Marsquakes, meteroids and craters on the Red Planet – NASA has unveiled images that capture the impact of meteoroids on the neighbouring planet in its latest updates from the InSight Mission.

Craters can be seen on the surface of the Red Planet in the photographs. Revealing details on one of the images, the space agency says that a small marsquake was detected by the InSight lander’s seismometer. This is the first time that the impact was recorded in this manner of the meteroids hitting the planet. “The instrument recorded seismological data that showed the moment the meteoroid enters Mars’ atmosphere, its explosion into pieces in the atmosphere, and finally, the impact that created a series of at least three craters in the surface,” underlines the space agency in a statement.

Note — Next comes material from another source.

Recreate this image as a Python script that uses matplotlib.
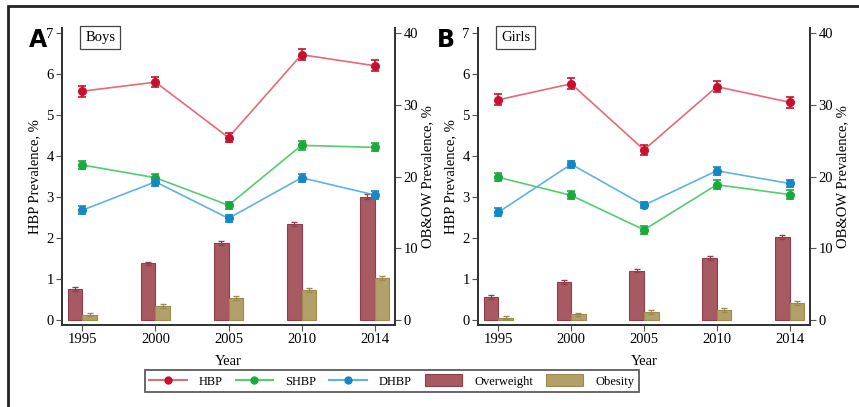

After the seismic waves were detected, Mars Reconnaissance Orbiter – using its High Resolution Imaging Science Experiment (HiRISE) camera – flew over the approximate site where the impact was “felt” to look for darkened patches. “The ground is not actually blue; this enhanced-color image highlights certain hues in the scene to make details more visible to the human eye – in this case, dust and soil disturbed by the impact,” the statement further points out.

Not just that, the space agency has also shared details about sounds from the exact moment when one of the meteors hit the Martian surface. “What’s that? Oh, just the sound of new craters being made on Mars. Sound up for the latest from the @NASAInSight lander, whose seismometer picked up the signal of a meteoroid hitting the Martian atmosphere, breaking up, and hitting the ground,” reads one of the tweets along a video, which has, well, bits of the captured sound.

These vibrations have been picked from four separate impacts in the past two years by the Mars lander’s seismometer.

“After three years of InSight waiting to detect an impact, those craters looked beautiful,” said Ingrid Daubar of Brown University, a co-author of a research paper – linked to the observations – and a specialist in Mars impacts.

More than 1,300 marsquakes have detected by the InSight seismometer. “The instrument is so sensitive that it can detect seismic waves from thousands of miles away. But the Sept. 5, 2021, event marks the first time an impact was confirmed as the cause of such waves,” NASA says. Apart from the September 5, 2021 event, researchers confirmed three other impacts had been recorded on May 27, 2020, February 18, 2021, and August 31, 2021.

Why is this observation about impact significant?

The team of experts suspects that other impacts “may have been obscured by noise from wind or by seasonal changes in the atmosphere”. With the new details, however, scientists expect to find more hiding within InSight’s nearly four years of data. But the impacts will be critical to refining Mars’ timeline. “Impacts are the clocks of the solar system,” said the paper’s lead author, Raphael Garcia of Institut Supérieur de l’Aéronautique et de l’Espace in Toulouse, France. “We need to know the impact rate today to estimate the age of different surfaces.”

Scientists can approximate the age of a planet’s surface by counting its impact craters: The more they see, the older the surface, underlines the latest statement.